“Bridgegate” was the political scandal that marked the beginning of the end of New Jersey Gov. Chris Christie’s presidential hopes. The scandal’s legal consequences could prove more consequential if, as prosecutors fear, the criminal convictions in the case are thrown out by the Supreme Court.
On Tuesday, the justices will revisit the case that made headlines in 2013 on the first day of school when, unbeknownst to the public, officials close to Christie ordered shut down two of three access lanes from Fort Lee on to the George Washington Bridge.
The result was chaos, and it went on for four days.
The George Washington Bridge, which connects New York and New Jersey, is the busiest bridge in the world, with 250,000 to 300,000 vehicles crossing each day. So when two of Fort Lee’s three access lanes were closed, the gridlock was so serious that even paramedics answering 911 calls had to abandon their ambulances to walk with whatever equipment they could carry.
In the end, it turned out that officials appointed by the Republican governor had ordered the closings to punish the Democratic mayor of Fort Lee for refusing to endorse Christie for re-election.
Governor Christie professed ignorance, and embarrassment, and a federal investigation ensued.
The Republican governor was not prosecuted. But his poll ratings plummeted, never to recover. And three public officials close to him were convicted of fraud in the scandal.
One, David Wildstein, a top staffer at the Port Authority, which runs bridges and tunnels in the New York area, pleaded guilty. Two others were tried, convicted of fraud, and sentenced to prison: William Baroni, the deputy director of the Port Authority, and Bridget Anne Kelly, Christie’s deputy chief of staff. She famously texted during the gridlock, “Is it wrong that I’m smiling?”
She has consistently maintained that she was essentially a fall guy for Christie.
“I will not allow myself to be the scapegoat in this case,” she said after her conviction. “I look forward to the appeal.”
On Tuesday she will be at the Supreme Court, where her lawyers will argue that her actions, and those of Baroni, were driven by a political motive, and while that may not be attractive, it is not fraud.
If Kelly can go to jail for her actions in Bridgegate, they say, there is no limit to who could be prosecuted–a mayor who rewards a political supporter by ordering pothole repairs on her street instead of another, or a staffer who requests an environmental review in order to placate a lobbying group, or a state official who appoints a friend to a position, calling him the best qualified, when he is not.

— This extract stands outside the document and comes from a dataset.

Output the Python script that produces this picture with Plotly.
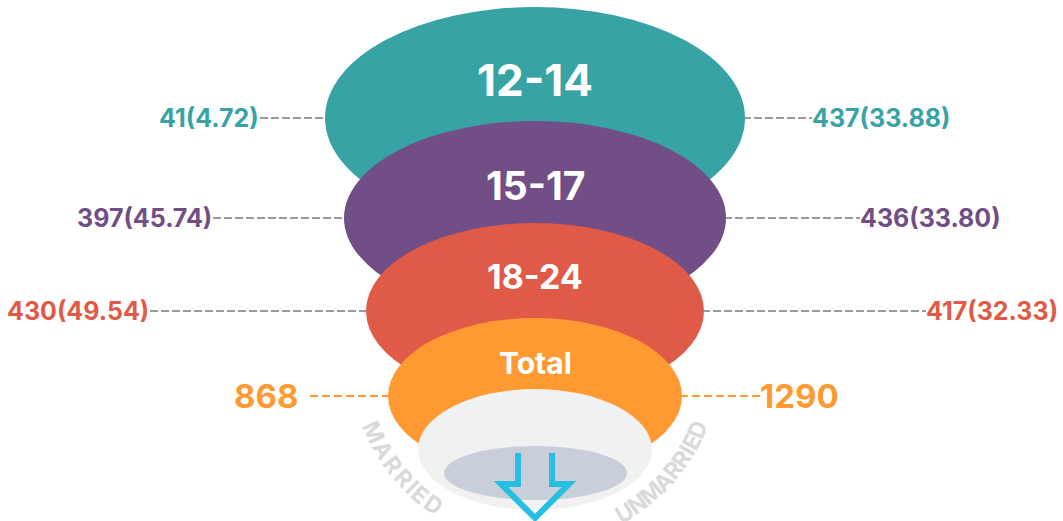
import math
import plotly.graph_objects as go

# ---------------- data ----------------
groups = ["12-14", "15-17", "18-24", "Total"]
married = [41, 397, 430, 868]
married_pct = [4.72, 45.74, 49.54, None]
unmarried = [437, 436, 417, 1290]
unmarried_pct = [33.88, 33.80, 32.33, None]
side_labels = ["MARRIED", "UNMARRIED"]

# ---------------- styling / geometry (pixel space) ----------------
colors = ["#38A3A5", "#724E87", "#E05A48", "#FF9A33"]
W, H = 1063, 521
CX = 535
cy = [118, 218, 311, 396]
rx = [210, 191, 169, 147]
ry = [111, 97, 88, 78]
title_y = [80, 185, 276, 363]
title_size = [44, 39, 34, 30]
left_text_end = [258, 211, 148, 297]
right_text_start = [814, 862, 928, 762]
left_line_end = [260, 213, 150, 310]
right_line_end = [812, 860, 926, 760]

fig = go.Figure()
shapes = []
annotations = []

FONT = "Inter"

# dashed connector lines (below the ellipses)
for i in range(len(groups)):
    is_total = groups[i] == "Total"
    lc = colors[i] if is_total else "#9B9B9B"
    dash = "8px,4px" if is_total else "8px,3px"
    shapes.append(dict(type="line", xref="x", yref="y", layer="above",
                       x0=left_line_end[i], x1=CX - rx[i] + 2, y0=cy[i], y1=cy[i],
                       line=dict(color=lc, width=2, dash=dash)))
    shapes.append(dict(type="line", xref="x", yref="y", layer="above",
                       x0=CX + rx[i] - 2, x1=right_line_end[i], y0=cy[i], y1=cy[i],
                       line=dict(color=lc, width=2, dash=dash)))

# ellipses
for i in range(len(groups)):
    shapes.append(dict(type="circle", xref="x", yref="y", layer="above",
                       x0=CX - rx[i], x1=CX + rx[i], y0=cy[i] - ry[i], y1=cy[i] + ry[i],
                       fillcolor=colors[i], line=dict(width=0)))

# bottom plate
shapes.append(dict(type="circle", xref="x", yref="y", layer="above",
                   x0=418, x1=652, y0=389, y1=510,
                   fillcolor="#F0F1F1", line=dict(width=0)))
shapes.append(dict(type="circle", xref="x", yref="y", layer="above",
                   x0=444, x1=627, y0=446, y1=500,
                   fillcolor="#C8CFD8", line=dict(width=0)))
# arrow
shapes.append(dict(type="path", xref="x", yref="y", layer="above",
                   path="M 518 453 L 518 484 L 501 484 L 535 518 L 569 484 L 552 484 L 552 453",
                   line=dict(color="#27BFE1", width=6), fillcolor="rgba(0,0,0,0)"))

# titles inside ellipses
for i, g in enumerate(groups):
    annotations.append(dict(x=CX, y=title_y[i], xref="x", yref="y", text=g,
                            showarrow=False, xanchor="center", yanchor="middle",
                            font=dict(family=FONT, size=title_size[i], color="white", weight="bold")))

# side value labels
for i in range(len(groups)):
    if married_pct[i] is None:
        lt = f"{married[i]}"
        rt = f"{unmarried[i]}"
        fs = 33
    else:
        lt = f"{married[i]}({married_pct[i]:.2f})"
        rt = f"{unmarried[i]}({unmarried_pct[i]:.2f})"
        fs = 25
    annotations.append(dict(x=left_text_end[i], y=cy[i], xref="x", yref="y", text=lt,
                            showarrow=False, xanchor="right", yanchor="middle", xshift=3,
                            font=dict(family=FONT, size=fs, color=colors[i], weight="bold")))
    annotations.append(dict(x=right_text_start[i], y=cy[i], xref="x", yref="y", text=rt,
                            showarrow=False, xanchor="left", yanchor="middle", xshift=-4,
                            font=dict(family=FONT, size=fs, color=colors[i], weight="bold")))

# curved side labels
char_w = {"M": 0.86, "A": 0.72, "R": 0.66, "I": 0.29, "E": 0.60, "D": 0.71, "U": 0.70, "N": 0.74}
ARC_CY, ARC_R = 360, 177
arc_fs = 23
def arc_text(word, theta_start, theta_end):
    ws = [char_w.get(ch, 0.65) for ch in word]
    centers = []
    acc = 0.0
    for k, w in enumerate(ws):
        centers.append(acc + w / 2)
        acc += w
    c0, c1 = centers[0], centers[-1]
    for k, ch in enumerate(word):
        t = (centers[k] - c0) / (c1 - c0)
        th = math.radians(theta_start + t * (theta_end - theta_start))
        x = CX + ARC_R * math.cos(th)
        y = ARC_CY + ARC_R * math.sin(th)
        ang = math.degrees(math.atan2(-math.cos(th), math.sin(th)))
        annotations.append(dict(x=x, y=y, xref="x", yref="y", text=ch, showarrow=False,
                                xanchor="center", yanchor="middle", textangle=ang,
                                font=dict(family=FONT, size=arc_fs, color="#D9D9D9", weight="bold")))

arc_text(side_labels[0], 156, 125)
arc_text(side_labels[1], 59.5, 23)

fig.update_layout(
    width=W, height=H, autosize=False,
    margin=dict(l=0, r=0, t=0, b=0),
    paper_bgcolor="white", plot_bgcolor="white",
    xaxis=dict(range=[0, W], visible=False, fixedrange=True),
    yaxis=dict(range=[H, 0], visible=False, fixedrange=True),
    shapes=shapes, annotations=annotations, showlegend=False,
)
fig.write_html("out.html", config={"displayModeBar": False},
               post_script="document.body.style.margin='0';document.body.style.overflow='hidden';")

But the government sees the case very differently. It is not Kelly’s political motives that are the issue, the government says: It is the use of public funds and property to carry out and cover-up the Bridgegate plot.
The jury found that in order to hide the true purpose of the lane closing, Kelly and Baroni created a phony traffic study and assigned public employees to gather information for it. In addition to the money paid to those employees for their time, the government says thousands more in taxpayer funds were paid out to toll collectors on the bridge because of dislocations caused by the lane closing.
All of this may sound like hair splitting, but when it comes to white-collar crime and political corruption, the modern-day Supreme Court has made it increasingly difficult to prosecute wrongdoers. In recent years, for instance, the Supreme Court has thrown out multiple public corruption convictions–in some cases, the court has all but eviscerated broad statutes aimed at ensuring the honest services of public employees.
As a result, federal prosecutors have increasingly relied on anti-fraud statutes instead. So a loss in the Kelly case could strip prosecutors of yet another tool.